Sandra died a few months before her mother, leaving a daughter Holly (the claimant).  Holly argued that she was entitled to half of her grandmother’s estate in substitution for her mother, on the basis that s.33 had not been excluded.  However, her uncle (David) contested this, arguing (amongst other points) that clause 5 of the will excluded s.33 and, accordingly, that he should inherit the entirety of his mother’s estate.

The judge considered the case law on what amounts to a contrary intention in a will for the purposes of s.33.  In the case of Ling v Ling [2002] WTLR 553 ChD it was held that the following wording did not constitute a contrary intention: “…for all or any of my children or child living at my death or at the expiry of one calendar month therefrom who attain or shall then have attained the age of twenty one years and if more than one in equal shares absolutely”.  Similarly, in the more recent case of Hives v Machin [2017] EWHC 1414 (Ch), where the wording of the clause in question was virtually identical to that in Mrs Brackstone’s will, the judge found that the will did not show an intention that s.33 should not have effect.

Whilst these cases both support the argument put forward by Holly, David relied on the conflicting decision in Rainbird and another v Smith and others [2012] EWHC 4276 (Ch).  The case of Rainbird (which came after Ling but before Hives) was somewhat different to the other authorities in that it was an uncontested application for rectification of a will to exclude s.33.  The judge held that the wording used (“…for such of them my daughters, the said [X, Y and Z] as shall survive me and if more than one in equal shares absolutely”) amounted to a contrary intention and thus rectification was not necessary.  In distinguishing Ling (where the wording used was remarkably similar), the judge held that his task was to construe the document before him, rather than try and take guidance from the construction of another, badly drafted, document.

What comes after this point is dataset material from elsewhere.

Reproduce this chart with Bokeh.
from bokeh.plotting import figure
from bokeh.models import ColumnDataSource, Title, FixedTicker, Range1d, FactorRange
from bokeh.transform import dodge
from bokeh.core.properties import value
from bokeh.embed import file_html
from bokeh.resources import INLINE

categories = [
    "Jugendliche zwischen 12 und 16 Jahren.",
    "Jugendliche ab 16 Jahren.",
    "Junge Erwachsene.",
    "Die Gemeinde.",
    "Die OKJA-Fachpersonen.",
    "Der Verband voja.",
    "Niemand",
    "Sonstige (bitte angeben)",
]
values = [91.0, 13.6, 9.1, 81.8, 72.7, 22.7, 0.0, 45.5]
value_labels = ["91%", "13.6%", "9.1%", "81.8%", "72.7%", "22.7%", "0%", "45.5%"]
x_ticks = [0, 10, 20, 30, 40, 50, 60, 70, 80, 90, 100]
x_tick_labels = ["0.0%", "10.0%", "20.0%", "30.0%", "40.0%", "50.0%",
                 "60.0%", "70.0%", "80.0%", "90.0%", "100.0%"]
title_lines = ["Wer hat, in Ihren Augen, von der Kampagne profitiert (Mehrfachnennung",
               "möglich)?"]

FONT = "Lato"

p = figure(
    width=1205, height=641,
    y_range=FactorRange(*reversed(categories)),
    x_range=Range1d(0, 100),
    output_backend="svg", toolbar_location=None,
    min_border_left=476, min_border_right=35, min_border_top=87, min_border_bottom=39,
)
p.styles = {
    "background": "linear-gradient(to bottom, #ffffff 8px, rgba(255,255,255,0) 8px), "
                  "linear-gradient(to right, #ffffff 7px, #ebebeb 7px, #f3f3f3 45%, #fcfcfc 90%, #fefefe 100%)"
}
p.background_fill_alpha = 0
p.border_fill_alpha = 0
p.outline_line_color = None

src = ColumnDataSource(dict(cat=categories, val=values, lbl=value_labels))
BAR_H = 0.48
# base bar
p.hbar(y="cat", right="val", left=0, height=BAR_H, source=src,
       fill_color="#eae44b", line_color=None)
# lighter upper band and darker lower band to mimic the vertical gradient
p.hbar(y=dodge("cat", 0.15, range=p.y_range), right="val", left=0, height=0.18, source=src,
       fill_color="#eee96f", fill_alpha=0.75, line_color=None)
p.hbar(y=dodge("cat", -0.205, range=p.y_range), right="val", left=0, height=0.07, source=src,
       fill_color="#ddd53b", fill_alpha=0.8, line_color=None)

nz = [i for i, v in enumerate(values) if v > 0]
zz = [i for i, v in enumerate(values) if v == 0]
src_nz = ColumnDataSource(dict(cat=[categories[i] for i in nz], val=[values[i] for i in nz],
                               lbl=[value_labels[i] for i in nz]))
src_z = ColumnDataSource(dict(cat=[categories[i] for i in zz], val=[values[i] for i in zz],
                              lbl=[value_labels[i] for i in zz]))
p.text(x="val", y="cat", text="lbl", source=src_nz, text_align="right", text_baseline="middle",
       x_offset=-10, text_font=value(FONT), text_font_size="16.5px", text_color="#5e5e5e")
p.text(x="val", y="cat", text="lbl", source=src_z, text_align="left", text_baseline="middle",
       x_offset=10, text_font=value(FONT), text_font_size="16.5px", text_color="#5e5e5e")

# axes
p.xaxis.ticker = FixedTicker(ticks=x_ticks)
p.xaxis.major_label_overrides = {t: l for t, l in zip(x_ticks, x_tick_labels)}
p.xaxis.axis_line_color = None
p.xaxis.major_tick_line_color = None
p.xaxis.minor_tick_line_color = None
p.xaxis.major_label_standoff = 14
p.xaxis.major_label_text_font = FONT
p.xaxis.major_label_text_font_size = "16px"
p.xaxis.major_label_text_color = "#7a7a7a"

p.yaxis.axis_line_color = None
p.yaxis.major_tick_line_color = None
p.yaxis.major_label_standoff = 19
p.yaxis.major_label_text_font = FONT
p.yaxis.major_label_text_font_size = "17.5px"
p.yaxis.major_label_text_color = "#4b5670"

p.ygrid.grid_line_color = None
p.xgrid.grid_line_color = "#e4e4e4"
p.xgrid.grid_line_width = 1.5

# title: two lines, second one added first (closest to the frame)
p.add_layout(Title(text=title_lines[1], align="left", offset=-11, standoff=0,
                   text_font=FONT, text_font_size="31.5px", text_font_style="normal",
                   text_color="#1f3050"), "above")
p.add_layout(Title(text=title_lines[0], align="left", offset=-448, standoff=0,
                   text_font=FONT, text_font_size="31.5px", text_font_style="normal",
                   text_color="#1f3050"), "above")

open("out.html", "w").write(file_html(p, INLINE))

How did the judge decide the case?

The judge found that Holly was entitled to her mother’s half share in the estate as s.33 had not been excluded.  The judge noted that whilst the matter was one of construction of the will, the construction was consistent with the cases of Ling and Hives, which the judge felt were to be preferred to Rainbird.

Lessons to be learned

The case (together with the other authorities cited) is a good example of the importance of having a professionally drawn up will, which clearly expresses the testator’s intentions with no room for ambiguity.  Whilst a ‘DIY’ will may seem like a cheaper option at the time, the margin for error is significant, and the financial (and emotional) consequences of a dispute beyond the grave may be considerable.